— start —

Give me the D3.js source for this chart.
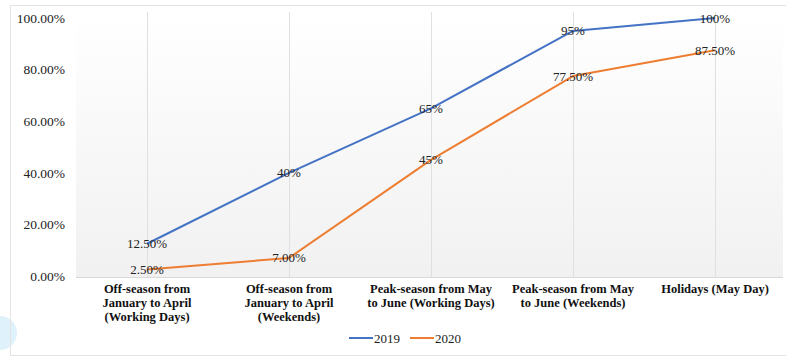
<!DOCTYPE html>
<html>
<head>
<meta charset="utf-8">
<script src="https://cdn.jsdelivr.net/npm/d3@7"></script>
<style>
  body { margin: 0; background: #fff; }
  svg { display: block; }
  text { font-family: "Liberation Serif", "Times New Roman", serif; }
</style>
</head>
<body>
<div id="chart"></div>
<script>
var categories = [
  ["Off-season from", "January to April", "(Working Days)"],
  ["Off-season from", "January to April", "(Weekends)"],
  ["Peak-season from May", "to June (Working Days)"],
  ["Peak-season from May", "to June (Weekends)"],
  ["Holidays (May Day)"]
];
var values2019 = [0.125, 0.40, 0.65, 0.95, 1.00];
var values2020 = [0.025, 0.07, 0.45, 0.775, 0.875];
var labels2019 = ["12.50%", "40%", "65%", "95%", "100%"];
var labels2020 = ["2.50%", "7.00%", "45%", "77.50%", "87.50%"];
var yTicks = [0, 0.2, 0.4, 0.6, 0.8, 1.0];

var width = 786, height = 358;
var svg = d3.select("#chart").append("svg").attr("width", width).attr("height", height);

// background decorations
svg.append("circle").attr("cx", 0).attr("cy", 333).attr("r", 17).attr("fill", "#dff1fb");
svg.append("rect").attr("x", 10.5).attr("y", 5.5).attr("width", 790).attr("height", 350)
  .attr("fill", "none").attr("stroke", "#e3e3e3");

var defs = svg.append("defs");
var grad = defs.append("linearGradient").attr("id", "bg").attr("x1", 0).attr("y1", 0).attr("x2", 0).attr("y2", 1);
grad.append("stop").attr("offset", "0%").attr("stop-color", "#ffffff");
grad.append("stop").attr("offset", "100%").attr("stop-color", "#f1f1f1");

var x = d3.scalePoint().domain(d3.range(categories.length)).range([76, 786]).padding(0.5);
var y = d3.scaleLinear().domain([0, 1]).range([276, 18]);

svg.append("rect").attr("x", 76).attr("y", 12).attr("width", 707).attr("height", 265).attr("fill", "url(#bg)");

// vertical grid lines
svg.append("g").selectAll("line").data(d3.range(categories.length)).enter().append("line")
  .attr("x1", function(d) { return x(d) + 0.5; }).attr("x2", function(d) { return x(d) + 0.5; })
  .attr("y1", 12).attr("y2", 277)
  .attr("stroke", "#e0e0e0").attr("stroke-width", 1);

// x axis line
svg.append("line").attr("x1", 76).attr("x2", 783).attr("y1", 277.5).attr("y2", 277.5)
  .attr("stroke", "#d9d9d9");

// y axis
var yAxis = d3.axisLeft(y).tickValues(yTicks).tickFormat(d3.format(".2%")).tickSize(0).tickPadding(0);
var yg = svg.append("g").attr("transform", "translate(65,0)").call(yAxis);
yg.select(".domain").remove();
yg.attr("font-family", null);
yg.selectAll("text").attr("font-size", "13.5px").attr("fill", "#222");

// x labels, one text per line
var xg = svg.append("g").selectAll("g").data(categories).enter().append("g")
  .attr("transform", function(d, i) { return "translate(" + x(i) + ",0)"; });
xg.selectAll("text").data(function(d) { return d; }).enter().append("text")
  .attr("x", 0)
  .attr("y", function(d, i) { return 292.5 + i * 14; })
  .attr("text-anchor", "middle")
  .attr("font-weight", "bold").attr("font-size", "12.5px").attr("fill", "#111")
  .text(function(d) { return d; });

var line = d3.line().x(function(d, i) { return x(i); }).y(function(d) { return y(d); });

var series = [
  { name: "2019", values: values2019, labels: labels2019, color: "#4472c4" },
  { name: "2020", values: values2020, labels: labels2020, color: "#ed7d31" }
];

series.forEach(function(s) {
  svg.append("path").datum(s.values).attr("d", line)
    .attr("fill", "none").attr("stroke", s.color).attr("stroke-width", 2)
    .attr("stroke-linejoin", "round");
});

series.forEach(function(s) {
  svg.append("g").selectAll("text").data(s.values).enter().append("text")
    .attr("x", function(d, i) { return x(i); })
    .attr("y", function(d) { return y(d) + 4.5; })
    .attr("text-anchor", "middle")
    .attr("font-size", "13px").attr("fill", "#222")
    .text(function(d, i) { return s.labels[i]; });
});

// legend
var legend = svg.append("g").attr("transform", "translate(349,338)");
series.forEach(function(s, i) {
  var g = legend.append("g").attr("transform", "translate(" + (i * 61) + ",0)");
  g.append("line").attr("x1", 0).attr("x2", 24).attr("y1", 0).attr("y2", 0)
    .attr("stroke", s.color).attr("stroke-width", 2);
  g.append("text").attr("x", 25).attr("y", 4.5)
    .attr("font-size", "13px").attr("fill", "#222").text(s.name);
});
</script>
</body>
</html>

— end —

Goal of the exercise – Repeat exactly and only the lines from the start of the data above through the line that holds "var yTicks = [0, 0.2, 0.4, 0.6, 0.8, 1.0];", inclusive. Pictures do not belong in the copy.

Solution –
Give me the D3.js source for this chart.
<!DOCTYPE html>
<html>
<head>
<meta charset="utf-8">
<script src="https://cdn.jsdelivr.net/npm/d3@7"></script>
<style>
  body { margin: 0; background: #fff; }
  svg { display: block; }
  text { font-family: "Liberation Serif", "Times New Roman", serif; }
</style>
</head>
<body>
<div id="chart"></div>
<script>
var categories = [
  ["Off-season from", "January to April", "(Working Days)"],
  ["Off-season from", "January to April", "(Weekends)"],
  ["Peak-season from May", "to June (Working Days)"],
  ["Peak-season from May", "to June (Weekends)"],
  ["Holidays (May Day)"]
];
var values2019 = [0.125, 0.40, 0.65, 0.95, 1.00];
var values2020 = [0.025, 0.07, 0.45, 0.775, 0.875];
var labels2019 = ["12.50%", "40%", "65%", "95%", "100%"];
var labels2020 = ["2.50%", "7.00%", "45%", "77.50%", "87.50%"];
var yTicks = [0, 0.2, 0.4, 0.6, 0.8, 1.0];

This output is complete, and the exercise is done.